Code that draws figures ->
====
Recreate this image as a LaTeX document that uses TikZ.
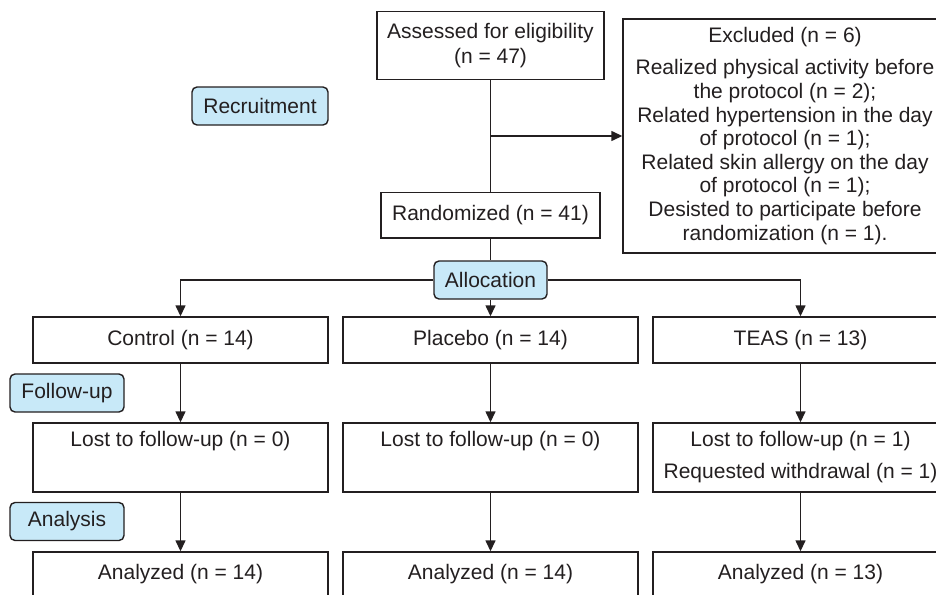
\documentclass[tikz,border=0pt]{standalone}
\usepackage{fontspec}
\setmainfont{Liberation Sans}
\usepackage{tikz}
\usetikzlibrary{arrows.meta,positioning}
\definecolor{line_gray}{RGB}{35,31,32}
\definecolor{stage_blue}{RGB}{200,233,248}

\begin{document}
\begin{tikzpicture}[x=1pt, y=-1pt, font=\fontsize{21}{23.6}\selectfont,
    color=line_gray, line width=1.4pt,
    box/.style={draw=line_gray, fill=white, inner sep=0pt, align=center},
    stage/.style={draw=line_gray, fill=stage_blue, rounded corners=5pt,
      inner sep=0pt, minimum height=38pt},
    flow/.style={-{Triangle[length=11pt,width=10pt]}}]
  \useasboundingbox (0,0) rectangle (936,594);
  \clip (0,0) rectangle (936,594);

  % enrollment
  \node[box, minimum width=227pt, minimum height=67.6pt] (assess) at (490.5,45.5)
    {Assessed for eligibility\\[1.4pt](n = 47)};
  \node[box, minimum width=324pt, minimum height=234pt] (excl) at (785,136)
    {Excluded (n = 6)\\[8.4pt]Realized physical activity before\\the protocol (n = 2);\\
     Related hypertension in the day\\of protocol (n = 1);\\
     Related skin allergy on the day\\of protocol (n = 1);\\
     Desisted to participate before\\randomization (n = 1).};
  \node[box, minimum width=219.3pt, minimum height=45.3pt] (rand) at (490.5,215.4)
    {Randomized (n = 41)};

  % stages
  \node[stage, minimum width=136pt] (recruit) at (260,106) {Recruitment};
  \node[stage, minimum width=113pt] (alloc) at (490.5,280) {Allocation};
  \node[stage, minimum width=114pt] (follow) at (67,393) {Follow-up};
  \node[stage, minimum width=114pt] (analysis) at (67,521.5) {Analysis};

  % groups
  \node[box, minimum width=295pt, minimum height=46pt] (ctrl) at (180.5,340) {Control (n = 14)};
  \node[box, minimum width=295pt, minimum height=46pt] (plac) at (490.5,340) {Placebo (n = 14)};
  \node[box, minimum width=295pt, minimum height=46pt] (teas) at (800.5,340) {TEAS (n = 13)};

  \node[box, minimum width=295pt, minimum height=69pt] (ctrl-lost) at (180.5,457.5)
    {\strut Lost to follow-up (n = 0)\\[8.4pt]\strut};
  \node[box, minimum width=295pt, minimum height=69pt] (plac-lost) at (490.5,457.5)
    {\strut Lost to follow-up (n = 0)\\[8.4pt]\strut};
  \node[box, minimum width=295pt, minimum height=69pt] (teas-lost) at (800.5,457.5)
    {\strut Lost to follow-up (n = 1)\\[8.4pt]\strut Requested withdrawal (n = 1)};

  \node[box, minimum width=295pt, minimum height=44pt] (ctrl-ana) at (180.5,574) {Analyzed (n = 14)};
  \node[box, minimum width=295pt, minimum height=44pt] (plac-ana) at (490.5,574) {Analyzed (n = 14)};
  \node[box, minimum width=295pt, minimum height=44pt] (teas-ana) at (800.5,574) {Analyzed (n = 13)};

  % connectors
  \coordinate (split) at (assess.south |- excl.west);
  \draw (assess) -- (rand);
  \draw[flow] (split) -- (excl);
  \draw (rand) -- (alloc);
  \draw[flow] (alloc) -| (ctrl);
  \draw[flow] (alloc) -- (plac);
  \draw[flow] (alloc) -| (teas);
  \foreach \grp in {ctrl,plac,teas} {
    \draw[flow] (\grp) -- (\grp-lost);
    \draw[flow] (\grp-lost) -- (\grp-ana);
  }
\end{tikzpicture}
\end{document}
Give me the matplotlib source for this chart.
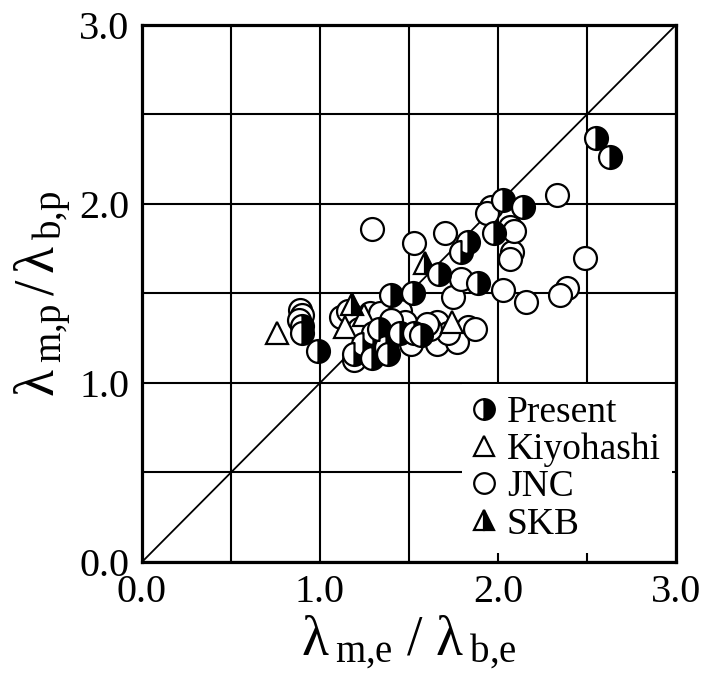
====
Directions for this task ->
Copy the records above exactly, omitting every picture.

Response ->
Recreate this image as a LaTeX document that uses TikZ.
\documentclass[tikz,border=0pt]{standalone}
\usepackage{fontspec}
\setmainfont{Liberation Sans}
\usepackage{tikz}
\usetikzlibrary{arrows.meta,positioning}
\definecolor{line_gray}{RGB}{35,31,32}
\definecolor{stage_blue}{RGB}{200,233,248}

\begin{document}
\begin{tikzpicture}[x=1pt, y=-1pt, font=\fontsize{21}{23.6}\selectfont,
    color=line_gray, line width=1.4pt,
    box/.style={draw=line_gray, fill=white, inner sep=0pt, align=center},
    stage/.style={draw=line_gray, fill=stage_blue, rounded corners=5pt,
      inner sep=0pt, minimum height=38pt},
    flow/.style={-{Triangle[length=11pt,width=10pt]}}]
  \useasboundingbox (0,0) rectangle (936,594);
  \clip (0,0) rectangle (936,594);

  % enrollment
  \node[box, minimum width=227pt, minimum height=67.6pt] (assess) at (490.5,45.5)
    {Assessed for eligibility\\[1.4pt](n = 47)};
  \node[box, minimum width=324pt, minimum height=234pt] (excl) at (785,136)
    {Excluded (n = 6)\\[8.4pt]Realized physical activity before\\the protocol (n = 2);\\
     Related hypertension in the day\\of protocol (n = 1);\\
     Related skin allergy on the day\\of protocol (n = 1);\\
     Desisted to participate before\\randomization (n = 1).};
  \node[box, minimum width=219.3pt, minimum height=45.3pt] (rand) at (490.5,215.4)
    {Randomized (n = 41)};

  % stages
  \node[stage, minimum width=136pt] (recruit) at (260,106) {Recruitment};
  \node[stage, minimum width=113pt] (alloc) at (490.5,280) {Allocation};
  \node[stage, minimum width=114pt] (follow) at (67,393) {Follow-up};
  \node[stage, minimum width=114pt] (analysis) at (67,521.5) {Analysis};

  % groups
  \node[box, minimum width=295pt, minimum height=46pt] (ctrl) at (180.5,340) {Control (n = 14)};
  \node[box, minimum width=295pt, minimum height=46pt] (plac) at (490.5,340) {Placebo (n = 14)};
  \node[box, minimum width=295pt, minimum height=46pt] (teas) at (800.5,340) {TEAS (n = 13)};

  \node[box, minimum width=295pt, minimum height=69pt] (ctrl-lost) at (180.5,457.5)
    {\strut Lost to follow-up (n = 0)\\[8.4pt]\strut};
  \node[box, minimum width=295pt, minimum height=69pt] (plac-lost) at (490.5,457.5)
    {\strut Lost to follow-up (n = 0)\\[8.4pt]\strut};
  \node[box, minimum width=295pt, minimum height=69pt] (teas-lost) at (800.5,457.5)
    {\strut Lost to follow-up (n = 1)\\[8.4pt]\strut Requested withdrawal (n = 1)};

  \node[box, minimum width=295pt, minimum height=44pt] (ctrl-ana) at (180.5,574) {Analyzed (n = 14)};
  \node[box, minimum width=295pt, minimum height=44pt] (plac-ana) at (490.5,574) {Analyzed (n = 14)};
  \node[box, minimum width=295pt, minimum height=44pt] (teas-ana) at (800.5,574) {Analyzed (n = 13)};

  % connectors
  \coordinate (split) at (assess.south |- excl.west);
  \draw (assess) -- (rand);
  \draw[flow] (split) -- (excl);
  \draw (rand) -- (alloc);
  \draw[flow] (alloc) -| (ctrl);
  \draw[flow] (alloc) -- (plac);
  \draw[flow] (alloc) -| (teas);
  \foreach \grp in {ctrl,plac,teas} {
    \draw[flow] (\grp) -- (\grp-lost);
    \draw[flow] (\grp-lost) -- (\grp-ana);
  }
\end{tikzpicture}
\end{document}
Give me the matplotlib source for this chart.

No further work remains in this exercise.